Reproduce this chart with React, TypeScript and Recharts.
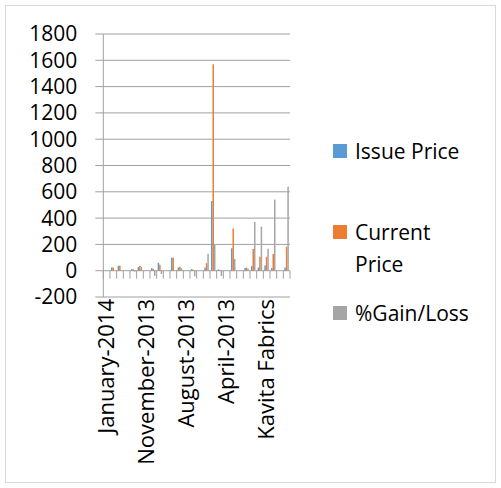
import React from 'react'
import { BarChart, Bar, XAxis, YAxis, CartesianGrid } from 'recharts'

// categorias (meses + empresas), só algumas aparecem no eixo
const categories = [
  'January-2014', 'Company 1', 'Company 2', 'December-2013', 'Company 3', 'Company 4',
  'November-2013', 'Company 5', 'Company 6', 'October-2013', 'Company 7', 'Company 8',
  'August-2013', 'Company 9', 'July-2013', 'Company 10', 'Company 11', 'Company 12',
  'April-2013', 'Company 13', 'March-2013', 'Company 14', 'Company 15', 'Company 16',
  'Kavita Fabrics', 'Company 17', 'February-2013', 'Company 18',
]

const issuePrice = [
  null, 25, 38, null, 12, 28,
  null, 20, 61, null, 99, 25,
  null, 12, null, 25, 530, 10,
  null, 170, null, 20, 35, 24,
  40, 20, null, 25,
]

const currentPrice = [
  null, 25, 38, null, 11, 38,
  null, 12, 46, null, 99, 30,
  null, 7, null, 57, 1570, 6,
  null, 321, null, 23, 165, 106,
  106, 127, null, 182,
]

const gainLoss = [
  null, 1, 1, null, -8, 30,
  null, -40, -25, null, 0, 20,
  null, -43, null, 128, 196, -40,
  null, 89, null, 15, 371, 335,
  167, 541, null, 638,
]

const yTicks = [-200, 0, 200, 400, 600, 800, 1000, 1200, 1400, 1600, 1800]

const seriesNames = ['Issue Price', 'Current Price', '%Gain/Loss']
const seriesKeys = ['issue', 'current', 'gain']
const seriesColors = ['#5b9bd5', '#ed7d31', '#a5a5a5']

const data = categories.map((name, i) => ({
  name,
  issue: issuePrice[i],
  current: currentPrice[i],
  gain: gainLoss[i],
}))

const W = 501
const H = 488
const MARGIN = { top: 34, right: 211, bottom: 41, left: 8 }
const Y_AXIS_W = 95.3
const X_AXIS_H = 150
const PLOT_W = W - MARGIN.left - MARGIN.right - Y_AXIS_W
const PLOT_H = H - MARGIN.top - MARGIN.bottom - X_AXIS_H
const BAND = PLOT_W / categories.length
const Y_MIN = yTicks[0]
const Y_MAX = yTicks[yTicks.length - 1]
const ZERO_Y = MARGIN.top + (PLOT_H * Y_MAX) / (Y_MAX - Y_MIN)
const LABEL_STEP = 6

const GRID = '#a0a0a0'
const FONT = '"Open Sans", sans-serif'
const FONT_SIZE = 21

const CategoryTick = (props: any) => {
  const { x, y, payload, index } = props
  const left = x - BAND / 2
  const last = index === categories.length - 1
  return (
    <g>
      <line x1={left} x2={left} y1={ZERO_Y} y2={ZERO_Y + 8} stroke={GRID} />
      {last && (
        <line x1={x + BAND / 2} x2={x + BAND / 2} y1={ZERO_Y} y2={ZERO_Y + 8} stroke={GRID} />
      )}
      {index % LABEL_STEP === 0 && (
        <text
          x={x}
          y={y + 2}
          dy="0.35em"
          textAnchor="end"
          transform={`rotate(-90, ${x}, ${y + 2})`}
          fontSize={22}
          fill="#000"
        >
          {payload.value}
        </text>
      )}
    </g>
  )
}

const App: React.FC = () => {
  return (
    <div
      style={{
        position: 'absolute',
        left: 0,
        top: 0,
        width: W,
        height: H,
        fontFamily: FONT,
        background: '#fff',
      }}
    >
      <div
        style={{
          position: 'absolute',
          left: 5,
          top: 5,
          width: 489,
          height: 476,
          border: '1px solid #d9d9d9',
        }}
      />
      <BarChart
        width={W}
        height={H}
        data={data}
        margin={MARGIN}
        barGap={0}
        style={{ position: 'absolute', left: 0, top: 0 }}
      >
        <CartesianGrid horizontal vertical={false} stroke={GRID} />
        <XAxis
          dataKey="name"
          interval={0}
          height={X_AXIS_H}
          axisLine={false}
          tickLine={false}
          tickSize={0}
          tickMargin={0}
          tick={<CategoryTick />}
        />
        <YAxis
          width={Y_AXIS_W}
          domain={[Y_MIN, Y_MAX]}
          ticks={yTicks}
          interval={0}
          stroke={GRID}
          tickSize={8}
          tickMargin={18}
          tick={{ fill: '#000', fontSize: FONT_SIZE }}
        />
        {seriesKeys.map((k, i) => (
          <Bar
            key={k}
            dataKey={k}
            name={seriesNames[i]}
            fill={seriesColors[i]}
            barSize={1.5}
            isAnimationActive={false}
          />
        ))}
      </BarChart>
      <div style={{ position: 'absolute', left: 333, top: 135, width: 165 }}>
        {seriesNames.map((n, i) => (
          <div key={n} style={{ height: 81, display: 'flex', alignItems: 'flex-start' }}>
            <div
              style={{
                width: 14,
                height: 14,
                marginTop: 9,
                background: seriesColors[i],
                flex: '0 0 auto',
              }}
            />
            <div
              style={{
                marginLeft: 8,
                width: 121,
                fontSize: FONT_SIZE,
                lineHeight: '32px',
                color: '#000',
              }}
            >
              {n}
            </div>
          </div>
        ))}
      </div>
    </div>
  )
}

export default App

#### [Written problem]
Omit the pictures, then quote the rest of the material above exactly.

#### [Task answer]
Reproduce this chart with React, TypeScript and Recharts.
import React from 'react'
import { BarChart, Bar, XAxis, YAxis, CartesianGrid } from 'recharts'

// categorias (meses + empresas), só algumas aparecem no eixo
const categories = [
  'January-2014', 'Company 1', 'Company 2', 'December-2013', 'Company 3', 'Company 4',
  'November-2013', 'Company 5', 'Company 6', 'October-2013', 'Company 7', 'Company 8',
  'August-2013', 'Company 9', 'July-2013', 'Company 10', 'Company 11', 'Company 12',
  'April-2013', 'Company 13', 'March-2013', 'Company 14', 'Company 15', 'Company 16',
  'Kavita Fabrics', 'Company 17', 'February-2013', 'Company 18',
]

const issuePrice = [
  null, 25, 38, null, 12, 28,
  null, 20, 61, null, 99, 25,
  null, 12, null, 25, 530, 10,
  null, 170, null, 20, 35, 24,
  40, 20, null, 25,
]

const currentPrice = [
  null, 25, 38, null, 11, 38,
  null, 12, 46, null, 99, 30,
  null, 7, null, 57, 1570, 6,
  null, 321, null, 23, 165, 106,
  106, 127, null, 182,
]

const gainLoss = [
  null, 1, 1, null, -8, 30,
  null, -40, -25, null, 0, 20,
  null, -43, null, 128, 196, -40,
  null, 89, null, 15, 371, 335,
  167, 541, null, 638,
]

const yTicks = [-200, 0, 200, 400, 600, 800, 1000, 1200, 1400, 1600, 1800]

const seriesNames = ['Issue Price', 'Current Price', '%Gain/Loss']
const seriesKeys = ['issue', 'current', 'gain']
const seriesColors = ['#5b9bd5', '#ed7d31', '#a5a5a5']

const data = categories.map((name, i) => ({
  name,
  issue: issuePrice[i],
  current: currentPrice[i],
  gain: gainLoss[i],
}))

const W = 501
const H = 488
const MARGIN = { top: 34, right: 211, bottom: 41, left: 8 }
const Y_AXIS_W = 95.3
const X_AXIS_H = 150
const PLOT_W = W - MARGIN.left - MARGIN.right - Y_AXIS_W
const PLOT_H = H - MARGIN.top - MARGIN.bottom - X_AXIS_H
const BAND = PLOT_W / categories.length
const Y_MIN = yTicks[0]
const Y_MAX = yTicks[yTicks.length - 1]
const ZERO_Y = MARGIN.top + (PLOT_H * Y_MAX) / (Y_MAX - Y_MIN)
const LABEL_STEP = 6

const GRID = '#a0a0a0'
const FONT = '"Open Sans", sans-serif'
const FONT_SIZE = 21

const CategoryTick = (props: any) => {
  const { x, y, payload, index } = props
  const left = x - BAND / 2
  const last = index === categories.length - 1
  return (
    <g>
      <line x1={left} x2={left} y1={ZERO_Y} y2={ZERO_Y + 8} stroke={GRID} />
      {last && (
        <line x1={x + BAND / 2} x2={x + BAND / 2} y1={ZERO_Y} y2={ZERO_Y + 8} stroke={GRID} />
      )}
      {index % LABEL_STEP === 0 && (
        <text
          x={x}
          y={y + 2}
          dy="0.35em"
          textAnchor="end"
          transform={`rotate(-90, ${x}, ${y + 2})`}
          fontSize={22}
          fill="#000"
        >
          {payload.value}
        </text>
      )}
    </g>
  )
}

const App: React.FC = () => {
  return (
    <div
      style={{
        position: 'absolute',
        left: 0,
        top: 0,
        width: W,
        height: H,
        fontFamily: FONT,
        background: '#fff',
      }}
    >
      <div
        style={{
          position: 'absolute',
          left: 5,
          top: 5,
          width: 489,
          height: 476,
          border: '1px solid #d9d9d9',
        }}
      />
      <BarChart
        width={W}
        height={H}
        data={data}
        margin={MARGIN}
        barGap={0}
        style={{ position: 'absolute', left: 0, top: 0 }}
      >
        <CartesianGrid horizontal vertical={false} stroke={GRID} />
        <XAxis
          dataKey="name"
          interval={0}
          height={X_AXIS_H}
          axisLine={false}
          tickLine={false}
          tickSize={0}
          tickMargin={0}
          tick={<CategoryTick />}
        />
        <YAxis
          width={Y_AXIS_W}
          domain={[Y_MIN, Y_MAX]}
          ticks={yTicks}
          interval={0}
          stroke={GRID}
          tickSize={8}
          tickMargin={18}
          tick={{ fill: '#000', fontSize: FONT_SIZE }}
        />
        {seriesKeys.map((k, i) => (
          <Bar
            key={k}
            dataKey={k}
            name={seriesNames[i]}
            fill={seriesColors[i]}
            barSize={1.5}
            isAnimationActive={false}
          />
        ))}
      </BarChart>
      <div style={{ position: 'absolute', left: 333, top: 135, width: 165 }}>
        {seriesNames.map((n, i) => (
          <div key={n} style={{ height: 81, display: 'flex', alignItems: 'flex-start' }}>
            <div
              style={{
                width: 14,
                height: 14,
                marginTop: 9,
                background: seriesColors[i],
                flex: '0 0 auto',
              }}
            />
            <div
              style={{
                marginLeft: 8,
                width: 121,
                fontSize: FONT_SIZE,
                lineHeight: '32px',
                color: '#000',
              }}
            >
              {n}
            </div>
          </div>
        ))}
      </div>
    </div>
  )
}

export default App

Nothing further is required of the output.